CrossFit athletes are not that different from football players and bodybuilders when it comes to identifying protein as the most important nutrient for making gains in muscle and performance. Nor are they different in expecting the information on protein-powder labels to be straightforward. However, a couple of recent developments in the nutrition community — both regarding the practice of “protein spiking” — suggest that the potential for confusion still exists when it comes to deciding which protein supplement to buy.
The April 2014 issue of Natural Products Insider included an article titled “Pure Protein Products” that highlighted a key issue in the sports-nutrition industry. “Amino spiking” or “protein spiking” is the process by which additional amino acids or creatine are added to a protein product as a cheap way to inflate the protein content listed on the Supplement Facts panel. Right around the same time that the article was published, the American Herbal Products Association released a guidance statement regarding how to properly label protein products in order to make it easier for consumers to decide which product to buy.

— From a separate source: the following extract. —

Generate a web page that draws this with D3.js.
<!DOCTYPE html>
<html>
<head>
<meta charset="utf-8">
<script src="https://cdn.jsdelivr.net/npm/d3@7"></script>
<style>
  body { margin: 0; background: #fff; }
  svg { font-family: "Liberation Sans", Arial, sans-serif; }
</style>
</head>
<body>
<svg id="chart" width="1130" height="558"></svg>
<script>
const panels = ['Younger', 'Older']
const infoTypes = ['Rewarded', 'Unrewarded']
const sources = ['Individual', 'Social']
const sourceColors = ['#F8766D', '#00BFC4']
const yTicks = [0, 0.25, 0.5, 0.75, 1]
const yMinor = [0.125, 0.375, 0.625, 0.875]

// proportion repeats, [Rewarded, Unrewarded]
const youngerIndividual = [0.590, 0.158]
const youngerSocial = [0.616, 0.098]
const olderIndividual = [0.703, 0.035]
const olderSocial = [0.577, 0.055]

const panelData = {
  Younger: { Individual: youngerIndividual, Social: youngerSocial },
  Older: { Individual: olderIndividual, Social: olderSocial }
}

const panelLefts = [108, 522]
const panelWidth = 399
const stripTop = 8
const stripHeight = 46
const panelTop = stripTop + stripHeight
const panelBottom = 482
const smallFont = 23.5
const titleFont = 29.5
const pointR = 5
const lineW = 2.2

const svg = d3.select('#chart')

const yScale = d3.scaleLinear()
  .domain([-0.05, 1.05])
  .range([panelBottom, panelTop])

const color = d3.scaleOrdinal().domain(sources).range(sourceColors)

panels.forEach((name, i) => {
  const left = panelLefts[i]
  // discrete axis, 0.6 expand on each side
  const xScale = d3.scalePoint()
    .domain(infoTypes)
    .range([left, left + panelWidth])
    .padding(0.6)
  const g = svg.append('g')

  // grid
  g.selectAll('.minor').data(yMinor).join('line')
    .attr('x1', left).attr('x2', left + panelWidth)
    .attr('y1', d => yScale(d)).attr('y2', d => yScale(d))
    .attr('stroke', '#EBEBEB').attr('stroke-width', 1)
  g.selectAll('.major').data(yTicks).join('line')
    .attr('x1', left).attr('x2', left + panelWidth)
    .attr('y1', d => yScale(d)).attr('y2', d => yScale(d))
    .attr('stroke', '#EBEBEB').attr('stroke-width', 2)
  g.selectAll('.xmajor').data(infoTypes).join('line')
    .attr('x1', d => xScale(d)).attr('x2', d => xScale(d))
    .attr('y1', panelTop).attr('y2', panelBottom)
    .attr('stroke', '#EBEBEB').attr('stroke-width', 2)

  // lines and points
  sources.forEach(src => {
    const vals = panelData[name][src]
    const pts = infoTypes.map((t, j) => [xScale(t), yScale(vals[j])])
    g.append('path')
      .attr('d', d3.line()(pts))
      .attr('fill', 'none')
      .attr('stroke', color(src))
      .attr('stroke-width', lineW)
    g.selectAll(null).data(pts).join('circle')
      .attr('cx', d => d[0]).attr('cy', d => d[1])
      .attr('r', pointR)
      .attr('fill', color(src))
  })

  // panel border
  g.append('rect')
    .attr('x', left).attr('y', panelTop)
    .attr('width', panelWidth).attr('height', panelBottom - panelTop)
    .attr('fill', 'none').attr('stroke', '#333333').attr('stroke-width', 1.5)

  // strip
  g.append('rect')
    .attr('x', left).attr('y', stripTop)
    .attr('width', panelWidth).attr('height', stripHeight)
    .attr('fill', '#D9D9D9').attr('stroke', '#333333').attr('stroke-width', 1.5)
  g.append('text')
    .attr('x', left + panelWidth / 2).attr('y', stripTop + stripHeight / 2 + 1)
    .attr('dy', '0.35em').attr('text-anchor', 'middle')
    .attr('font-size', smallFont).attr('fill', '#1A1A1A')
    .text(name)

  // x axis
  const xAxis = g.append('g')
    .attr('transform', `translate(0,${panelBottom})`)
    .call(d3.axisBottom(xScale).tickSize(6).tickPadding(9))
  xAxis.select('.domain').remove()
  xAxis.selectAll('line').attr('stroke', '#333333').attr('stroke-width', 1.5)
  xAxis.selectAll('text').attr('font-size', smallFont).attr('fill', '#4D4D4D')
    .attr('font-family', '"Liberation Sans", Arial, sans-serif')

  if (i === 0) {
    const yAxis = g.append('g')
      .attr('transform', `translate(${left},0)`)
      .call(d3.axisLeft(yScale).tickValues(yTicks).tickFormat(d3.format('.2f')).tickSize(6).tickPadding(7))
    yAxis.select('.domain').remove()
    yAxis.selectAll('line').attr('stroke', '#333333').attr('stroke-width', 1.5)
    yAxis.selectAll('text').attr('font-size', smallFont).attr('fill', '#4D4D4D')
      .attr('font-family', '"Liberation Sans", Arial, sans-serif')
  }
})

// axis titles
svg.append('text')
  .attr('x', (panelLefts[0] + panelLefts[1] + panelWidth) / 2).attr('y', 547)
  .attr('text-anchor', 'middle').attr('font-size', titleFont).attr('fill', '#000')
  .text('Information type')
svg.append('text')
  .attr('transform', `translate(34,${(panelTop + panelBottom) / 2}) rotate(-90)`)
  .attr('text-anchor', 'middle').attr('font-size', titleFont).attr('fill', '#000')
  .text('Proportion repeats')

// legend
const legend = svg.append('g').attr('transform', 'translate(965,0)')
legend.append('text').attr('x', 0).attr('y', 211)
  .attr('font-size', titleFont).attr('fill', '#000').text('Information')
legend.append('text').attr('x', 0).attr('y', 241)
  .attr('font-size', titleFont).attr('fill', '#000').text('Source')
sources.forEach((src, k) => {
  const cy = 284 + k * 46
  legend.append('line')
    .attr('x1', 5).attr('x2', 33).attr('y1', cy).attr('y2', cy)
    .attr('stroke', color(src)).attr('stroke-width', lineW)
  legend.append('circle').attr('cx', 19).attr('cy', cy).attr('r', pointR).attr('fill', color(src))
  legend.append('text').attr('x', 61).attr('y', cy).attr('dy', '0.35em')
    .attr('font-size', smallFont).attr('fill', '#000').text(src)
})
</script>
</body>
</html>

In essence, the AHPA suggested that protein listed in the Supplement or Nutrition Facts panel should represent intact protein, made up of amino acids linked together in their more natural protein form.
The “Watch Out” Ingredients
It’s important to understand that the article and the AHPA guidance statement aren’t saying that amino acids, creatine or other nitrogen-based ingredients can’t be added to protein supplements. On the contrary, they are certainly allowed in protein-based supplements; they just shouldn’t be counted toward the protein content. That said, the Natural Products Insider article identified glycine, taurine and creatine as the ingredients most often used in protein spiking. Part of the argument against the practice is that two of those “aminos,” taurine and creatine, aren’t used as building blocks of protein at all, so obviously they shouldn’t count toward a product’s protein total.

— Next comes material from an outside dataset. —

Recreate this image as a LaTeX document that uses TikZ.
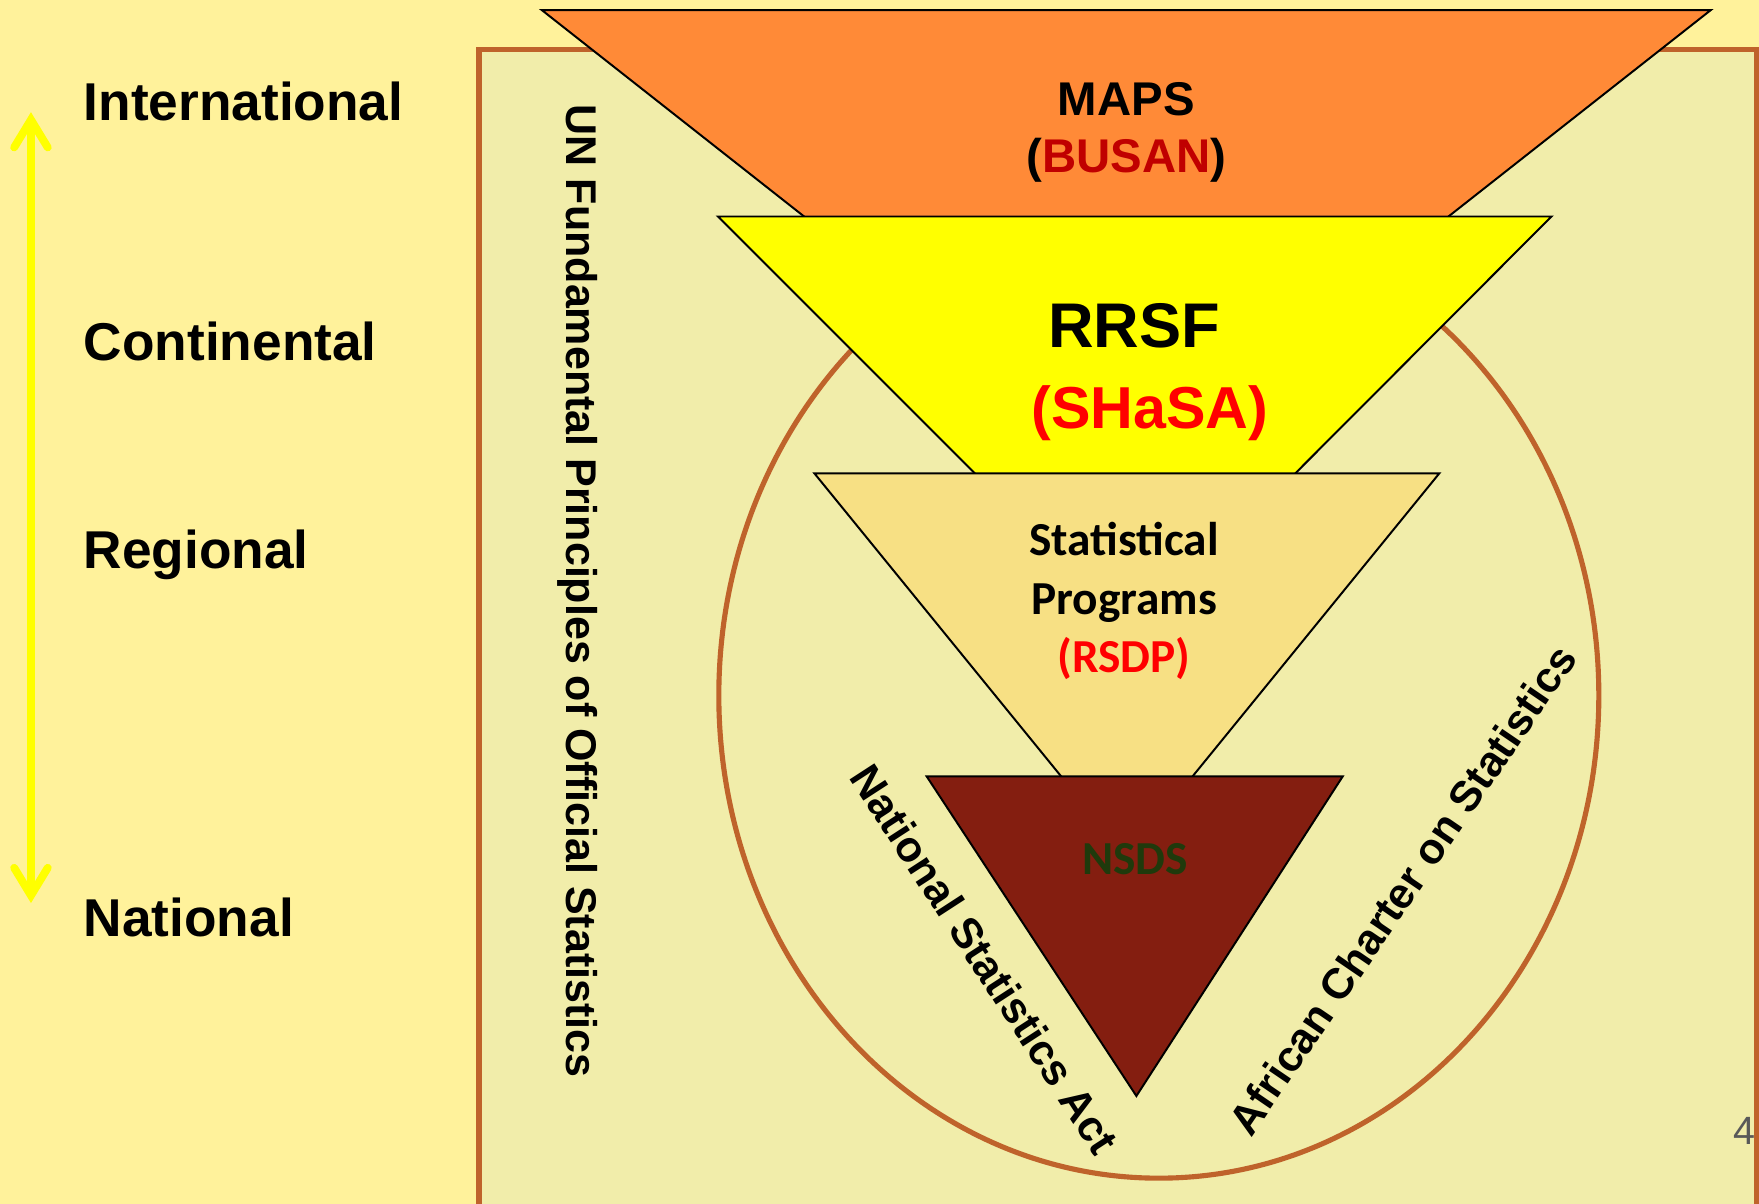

Meanwhile, while glycine can be used as a building block for making protein in muscle, it is perhaps the least essential of the amino acids and only serves to dilute the amount of the essential amino acids in the product including leucine.
The “Look for” Ingredient
Leucine, arguably the most critical of the essential branched-chain amino acids, is important to muscle growth and improving performance and strength because it seems to directly ramp up protein manufacturing in muscle. The Natural Products Insider article suggested that leucine content can be used as a means of gauging the quality of a product. If other amino ingredients are added to a product, leucine is diluted and potency can be reduced compared to intact protein.

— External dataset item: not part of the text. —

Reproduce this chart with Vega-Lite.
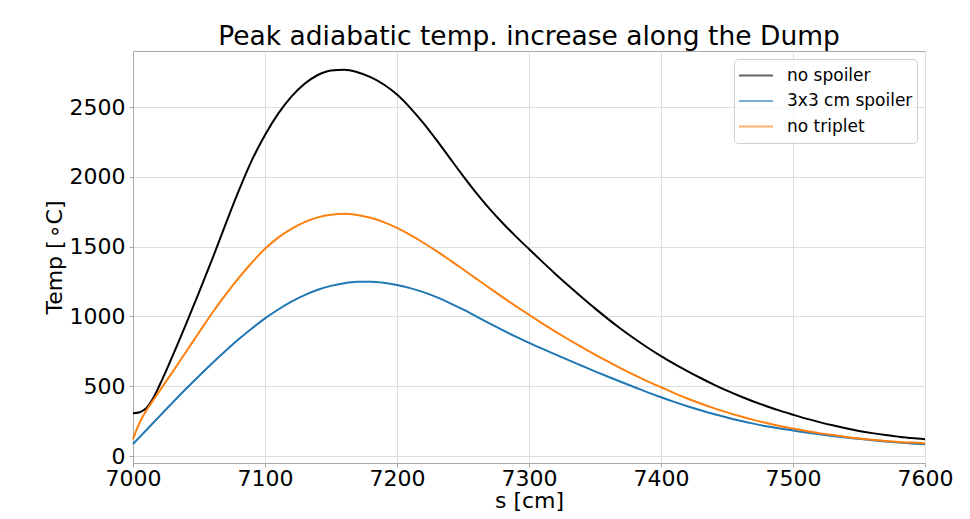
{
  "$schema": "https://vega.github.io/schema/vega-lite/v6.json",
  "autosize": {"type": "none"},
  "width": 792,
  "height": 412,
  "padding": {"left": 133, "top": 51, "right": 45, "bottom": 56},
  "background": "white",
  "config": {
    "font": "DejaVu Sans",
    "view": {"stroke": "#a8a8a8", "strokeWidth": 1},
    "axis": {
      "labelFont": "DejaVu Sans", "titleFont": "DejaVu Sans",
      "labelFontSize": 22, "titleFontSize": 22, "titleFontWeight": "normal",
      "labelColor": "#000000", "titleColor": "#000000",
      "gridColor": "#dddddd", "gridWidth": 1,
      "domainColor": "#a8a8a8", "tickColor": "#a8a8a8", "tickSize": 4
    }
  },
  "title": {
    "text": "Peak adiabatic temp. increase along the Dump",
    "font": "DejaVu Sans", "fontSize": 26.5, "fontWeight": "normal",
    "color": "#000000", "offset": 1, "anchor": "middle"
  },
  "data": {"values": [
    {"s": 7000, "T": 306, "case": "no spoiler"},
    {"s": 7005, "T": 314, "case": "no spoiler"},
    {"s": 7010, "T": 342, "case": "no spoiler"},
    {"s": 7015, "T": 410, "case": "no spoiler"},
    {"s": 7020, "T": 505, "case": "no spoiler"},
    {"s": 7030, "T": 718, "case": "no spoiler"},
    {"s": 7040, "T": 942, "case": "no spoiler"},
    {"s": 7050, "T": 1172, "case": "no spoiler"},
    {"s": 7060, "T": 1410, "case": "no spoiler"},
    {"s": 7070, "T": 1658, "case": "no spoiler"},
    {"s": 7080, "T": 1898, "case": "no spoiler"},
    {"s": 7090, "T": 2118, "case": "no spoiler"},
    {"s": 7100, "T": 2300, "case": "no spoiler"},
    {"s": 7110, "T": 2453, "case": "no spoiler"},
    {"s": 7120, "T": 2575, "case": "no spoiler"},
    {"s": 7130, "T": 2667, "case": "no spoiler"},
    {"s": 7140, "T": 2730, "case": "no spoiler"},
    {"s": 7150, "T": 2763, "case": "no spoiler"},
    {"s": 7160, "T": 2768, "case": "no spoiler"},
    {"s": 7170, "T": 2750, "case": "no spoiler"},
    {"s": 7180, "T": 2715, "case": "no spoiler"},
    {"s": 7190, "T": 2662, "case": "no spoiler"},
    {"s": 7200, "T": 2590, "case": "no spoiler"},
    {"s": 7210, "T": 2495, "case": "no spoiler"},
    {"s": 7220, "T": 2385, "case": "no spoiler"},
    {"s": 7230, "T": 2263, "case": "no spoiler"},
    {"s": 7240, "T": 2135, "case": "no spoiler"},
    {"s": 7250, "T": 2008, "case": "no spoiler"},
    {"s": 7260, "T": 1886, "case": "no spoiler"},
    {"s": 7270, "T": 1773, "case": "no spoiler"},
    {"s": 7280, "T": 1670, "case": "no spoiler"},
    {"s": 7290, "T": 1574, "case": "no spoiler"},
    {"s": 7300, "T": 1483, "case": "no spoiler"},
    {"s": 7310, "T": 1393, "case": "no spoiler"},
    {"s": 7320, "T": 1305, "case": "no spoiler"},
    {"s": 7330, "T": 1220, "case": "no spoiler"},
    {"s": 7340, "T": 1138, "case": "no spoiler"},
    {"s": 7350, "T": 1058, "case": "no spoiler"},
    {"s": 7360, "T": 981, "case": "no spoiler"},
    {"s": 7370, "T": 908, "case": "no spoiler"},
    {"s": 7380, "T": 840, "case": "no spoiler"},
    {"s": 7390, "T": 776, "case": "no spoiler"},
    {"s": 7400, "T": 716, "case": "no spoiler"},
    {"s": 7410, "T": 661, "case": "no spoiler"},
    {"s": 7420, "T": 609, "case": "no spoiler"},
    {"s": 7430, "T": 559, "case": "no spoiler"},
    {"s": 7440, "T": 512, "case": "no spoiler"},
    {"s": 7450, "T": 468, "case": "no spoiler"},
    {"s": 7460, "T": 428, "case": "no spoiler"},
    {"s": 7470, "T": 391, "case": "no spoiler"},
    {"s": 7480, "T": 357, "case": "no spoiler"},
    {"s": 7490, "T": 325, "case": "no spoiler"},
    {"s": 7500, "T": 296, "case": "no spoiler"},
    {"s": 7510, "T": 268, "case": "no spoiler"},
    {"s": 7520, "T": 243, "case": "no spoiler"},
    {"s": 7530, "T": 220, "case": "no spoiler"},
    {"s": 7540, "T": 199, "case": "no spoiler"},
    {"s": 7550, "T": 180, "case": "no spoiler"},
    {"s": 7560, "T": 164, "case": "no spoiler"},
    {"s": 7570, "T": 150, "case": "no spoiler"},
    {"s": 7580, "T": 139, "case": "no spoiler"},
    {"s": 7590, "T": 129, "case": "no spoiler"},
    {"s": 7600, "T": 121, "case": "no spoiler"},

    {"s": 7000, "T": 86, "case": "3x3 cm spoiler"},
    {"s": 7010, "T": 185, "case": "3x3 cm spoiler"},
    {"s": 7020, "T": 284, "case": "3x3 cm spoiler"},
    {"s": 7030, "T": 383, "case": "3x3 cm spoiler"},
    {"s": 7040, "T": 480, "case": "3x3 cm spoiler"},
    {"s": 7050, "T": 574, "case": "3x3 cm spoiler"},
    {"s": 7060, "T": 665, "case": "3x3 cm spoiler"},
    {"s": 7070, "T": 752, "case": "3x3 cm spoiler"},
    {"s": 7080, "T": 836, "case": "3x3 cm spoiler"},
    {"s": 7090, "T": 914, "case": "3x3 cm spoiler"},
    {"s": 7100, "T": 986, "case": "3x3 cm spoiler"},
    {"s": 7110, "T": 1050, "case": "3x3 cm spoiler"},
    {"s": 7120, "T": 1106, "case": "3x3 cm spoiler"},
    {"s": 7130, "T": 1153, "case": "3x3 cm spoiler"},
    {"s": 7140, "T": 1191, "case": "3x3 cm spoiler"},
    {"s": 7150, "T": 1219, "case": "3x3 cm spoiler"},
    {"s": 7160, "T": 1238, "case": "3x3 cm spoiler"},
    {"s": 7170, "T": 1248, "case": "3x3 cm spoiler"},
    {"s": 7180, "T": 1249, "case": "3x3 cm spoiler"},
    {"s": 7190, "T": 1241, "case": "3x3 cm spoiler"},
    {"s": 7200, "T": 1225, "case": "3x3 cm spoiler"},
    {"s": 7210, "T": 1203, "case": "3x3 cm spoiler"},
    {"s": 7220, "T": 1174, "case": "3x3 cm spoiler"},
    {"s": 7230, "T": 1138, "case": "3x3 cm spoiler"},
    {"s": 7240, "T": 1096, "case": "3x3 cm spoiler"},
    {"s": 7250, "T": 1050, "case": "3x3 cm spoiler"},
    {"s": 7260, "T": 1001, "case": "3x3 cm spoiler"},
    {"s": 7270, "T": 951, "case": "3x3 cm spoiler"},
    {"s": 7280, "T": 902, "case": "3x3 cm spoiler"},
    {"s": 7290, "T": 855, "case": "3x3 cm spoiler"},
    {"s": 7300, "T": 811, "case": "3x3 cm spoiler"},
    {"s": 7310, "T": 769, "case": "3x3 cm spoiler"},
    {"s": 7320, "T": 728, "case": "3x3 cm spoiler"},
    {"s": 7330, "T": 687, "case": "3x3 cm spoiler"},
    {"s": 7340, "T": 647, "case": "3x3 cm spoiler"},
    {"s": 7350, "T": 607, "case": "3x3 cm spoiler"},
    {"s": 7360, "T": 568, "case": "3x3 cm spoiler"},
    {"s": 7370, "T": 530, "case": "3x3 cm spoiler"},
    {"s": 7380, "T": 493, "case": "3x3 cm spoiler"},
    {"s": 7390, "T": 456, "case": "3x3 cm spoiler"},
    {"s": 7400, "T": 421, "case": "3x3 cm spoiler"},
    {"s": 7410, "T": 388, "case": "3x3 cm spoiler"},
    {"s": 7420, "T": 357, "case": "3x3 cm spoiler"},
    {"s": 7430, "T": 328, "case": "3x3 cm spoiler"},
    {"s": 7440, "T": 301, "case": "3x3 cm spoiler"},
    {"s": 7450, "T": 276, "case": "3x3 cm spoiler"},
    {"s": 7460, "T": 253, "case": "3x3 cm spoiler"},
    {"s": 7470, "T": 232, "case": "3x3 cm spoiler"},
    {"s": 7480, "T": 213, "case": "3x3 cm spoiler"},
    {"s": 7490, "T": 197, "case": "3x3 cm spoiler"},
    {"s": 7500, "T": 183, "case": "3x3 cm spoiler"},
    {"s": 7510, "T": 169, "case": "3x3 cm spoiler"},
    {"s": 7520, "T": 156, "case": "3x3 cm spoiler"},
    {"s": 7530, "T": 144, "case": "3x3 cm spoiler"},
    {"s": 7540, "T": 133, "case": "3x3 cm spoiler"},
    {"s": 7550, "T": 123, "case": "3x3 cm spoiler"},
    {"s": 7560, "T": 113, "case": "3x3 cm spoiler"},
    {"s": 7570, "T": 104, "case": "3x3 cm spoiler"},
    {"s": 7580, "T": 96, "case": "3x3 cm spoiler"},
    {"s": 7590, "T": 89, "case": "3x3 cm spoiler"},
    {"s": 7600, "T": 84, "case": "3x3 cm spoiler"},

    {"s": 7000, "T": 120, "case": "no triplet"},
    {"s": 7003, "T": 195, "case": "no triplet"},
    {"s": 7006, "T": 258, "case": "no triplet"},
    {"s": 7010, "T": 325, "case": "no triplet"},
    {"s": 7015, "T": 395, "case": "no triplet"},
    {"s": 7020, "T": 465, "case": "no triplet"},
    {"s": 7030, "T": 603, "case": "no triplet"},
    {"s": 7040, "T": 744, "case": "no triplet"},
    {"s": 7050, "T": 885, "case": "no triplet"},
    {"s": 7060, "T": 1025, "case": "no triplet"},
    {"s": 7070, "T": 1155, "case": "no triplet"},
    {"s": 7080, "T": 1275, "case": "no triplet"},
    {"s": 7090, "T": 1385, "case": "no triplet"},
    {"s": 7100, "T": 1485, "case": "no triplet"},
    {"s": 7110, "T": 1565, "case": "no triplet"},
    {"s": 7120, "T": 1628, "case": "no triplet"},
    {"s": 7130, "T": 1676, "case": "no triplet"},
    {"s": 7140, "T": 1710, "case": "no triplet"},
    {"s": 7150, "T": 1729, "case": "no triplet"},
    {"s": 7160, "T": 1735, "case": "no triplet"},
    {"s": 7170, "T": 1727, "case": "no triplet"},
    {"s": 7180, "T": 1707, "case": "no triplet"},
    {"s": 7190, "T": 1676, "case": "no triplet"},
    {"s": 7200, "T": 1634, "case": "no triplet"},
    {"s": 7210, "T": 1584, "case": "no triplet"},
    {"s": 7220, "T": 1528, "case": "no triplet"},
    {"s": 7230, "T": 1468, "case": "no triplet"},
    {"s": 7240, "T": 1404, "case": "no triplet"},
    {"s": 7250, "T": 1338, "case": "no triplet"},
    {"s": 7260, "T": 1271, "case": "no triplet"},
    {"s": 7270, "T": 1204, "case": "no triplet"},
    {"s": 7280, "T": 1138, "case": "no triplet"},
    {"s": 7290, "T": 1074, "case": "no triplet"},
    {"s": 7300, "T": 1012, "case": "no triplet"},
    {"s": 7310, "T": 951, "case": "no triplet"},
    {"s": 7320, "T": 892, "case": "no triplet"},
    {"s": 7330, "T": 835, "case": "no triplet"},
    {"s": 7340, "T": 780, "case": "no triplet"},
    {"s": 7350, "T": 727, "case": "no triplet"},
    {"s": 7360, "T": 676, "case": "no triplet"},
    {"s": 7370, "T": 627, "case": "no triplet"},
    {"s": 7380, "T": 580, "case": "no triplet"},
    {"s": 7390, "T": 535, "case": "no triplet"},
    {"s": 7400, "T": 493, "case": "no triplet"},
    {"s": 7410, "T": 451, "case": "no triplet"},
    {"s": 7420, "T": 412, "case": "no triplet"},
    {"s": 7430, "T": 376, "case": "no triplet"},
    {"s": 7440, "T": 343, "case": "no triplet"},
    {"s": 7450, "T": 313, "case": "no triplet"},
    {"s": 7460, "T": 285, "case": "no triplet"},
    {"s": 7470, "T": 259, "case": "no triplet"},
    {"s": 7480, "T": 236, "case": "no triplet"},
    {"s": 7490, "T": 215, "case": "no triplet"},
    {"s": 7500, "T": 197, "case": "no triplet"},
    {"s": 7510, "T": 180, "case": "no triplet"},
    {"s": 7520, "T": 164, "case": "no triplet"},
    {"s": 7530, "T": 150, "case": "no triplet"},
    {"s": 7540, "T": 137, "case": "no triplet"},
    {"s": 7550, "T": 126, "case": "no triplet"},
    {"s": 7560, "T": 116, "case": "no triplet"},
    {"s": 7570, "T": 108, "case": "no triplet"},
    {"s": 7580, "T": 101, "case": "no triplet"},
    {"s": 7590, "T": 96, "case": "no triplet"},
    {"s": 7600, "T": 92, "case": "no triplet"}
  ]},
  "mark": {"type": "line", "interpolate": "monotone", "strokeWidth": 2},
  "encoding": {
    "x": {
      "field": "s", "type": "quantitative",
      "scale": {"domain": [7000, 7600], "nice": false, "zero": false},
      "axis": {"values": [7000, 7100, 7200, 7300, 7400, 7500, 7600], "title": "s [cm]", "labelPadding": 1, "titlePadding": 1, "format": "d", "labelFlush": false}
    },
    "y": {
      "field": "T", "type": "quantitative",
      "scale": {"domain": [-50, 2902], "nice": false, "zero": false},
      "axis": {"values": [0, 500, 1000, 1500, 2000, 2500], "title": "Temp [\u200a∘C]", "labelPadding": 4, "titlePadding": 3, "format": "d", "labelFlush": false}
    },
    "color": {
      "field": "case", "type": "nominal",
      "sort": ["no spoiler", "3x3 cm spoiler", "no triplet"],
      "scale": {"domain": ["no spoiler", "3x3 cm spoiler", "no triplet"], "range": ["#000000", "#1f77b4", "#ff7f0e"]},
      "legend": {
        "title": null, "orient": "top-right", "offset": 8,
        "symbolType": "stroke", "symbolSize": 1156, "symbolStrokeWidth": 2, "symbolOpacity": 0.6,
        "clipHeight": 25, "rowPadding": 0.5,
        "labelFont": "DejaVu Sans", "labelFontSize": 17, "labelColor": "#000000", "labelOffset": 13,
        "padding": 4, "strokeColor": "#d0d0d0", "cornerRadius": 4, "fillColor": "rgba(255,255,255,0.8)"
      }
    }
  }
}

In general, milk proteins like whey and casein are the highest in leucine content, with leucine representing as much as 11 percent of the protein content. So a whey, casein or milk protein product should contain 10 percent or more leucine, or 2.5 grams in a serving providing 25 grams of protein. (Egg, soy and other vegetable proteins should have at least 2 grams of leucine in that same 25-gram serving.) That means that you should specifically seek out brands of protein powder that report their amino content on the label and then make sure that a bottle of, for example, whey protein powder that offers a serving size of 25 grams should contain 2.5 grams of leucine.
So, to make sure you’re getting the best product for the money, dig deep into the ingredients to look for extra aminos that might be used to drive up protein claims. And remember that if a protein product is a lot cheaper than other reputable products sitting next to it on the shelf, the reason might just be amino spiking.